Preventative Risk Management

It is important to understand that a blackwater recycling scheme at the building scale does not have much in common with a conventional wastewater treatment plant, or even a larger centralized wastewater recycling plant.

While safety remains a top priority in both scenarios, economic viability is a central concern with building-scale installations. Consequently, innovation is required not only in treatment technology, but also in the fundamentals of risk management. If risk can be properly contained or eliminated as a principle of design, the system requires less attention, and operational costs are reduced.

In order to accomplish this, the water treatment industry in Australia has adopted a preventive risk management methodology borrowed from the food and beverage industry entitled “Hazard Analysis and Critical Control Points” (HACCP). HACCP has played a critical role in the proliferation of water recycling schemes throughout Australia, and global adoption of this approach is rising because it offers newfound efficiencies in the operation of treatment plants.  
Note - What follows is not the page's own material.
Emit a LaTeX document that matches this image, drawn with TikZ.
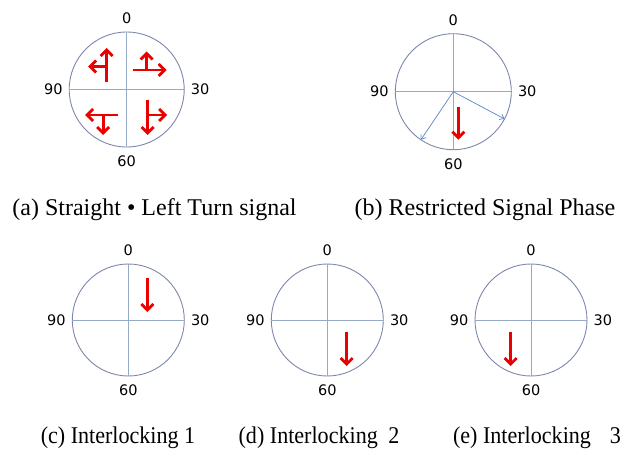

HACCP breaks down the treatment process into steps. At each step, the question, “What might happen, and how might it occur?” is asked.

At 1 Bligh Street, six CCPs were identified, including influent pH, turbidity, electrical conductivity across the RO, UV dosing, chlorine residual and effluent pH. For each CCP, upper and lower limits were identified. If during the course of production any one of the six CCPs reveals data outside the limits, production is halted and an alarm is sent via text message to a technician. Thus, HACCP ensures the delivery of quality water.

As a result, end-of-pipe monitoring frequency can be reduced, which reduces lab costs and directly affects the viability of the installation without sacrificing public safety. Whereas
E. coli sampling might have typically been required daily on a project like 1 Bligh Street, with HACCP real-time verification monitoring in place, regulators agreed to monthly E. coli sampling. The monthly sampling for E.coli simply serves as confirmation that the HACCP methodology is functioning properly.  

The integration of HACCP into the design of the blackwater system at 1 Bligh Street is largely responsible for its viability. It is time to embrace innovative technologies and methods like HACCP that give us the ability to combat drought. Otherwise, we will look back and realize that we wasted opportunities.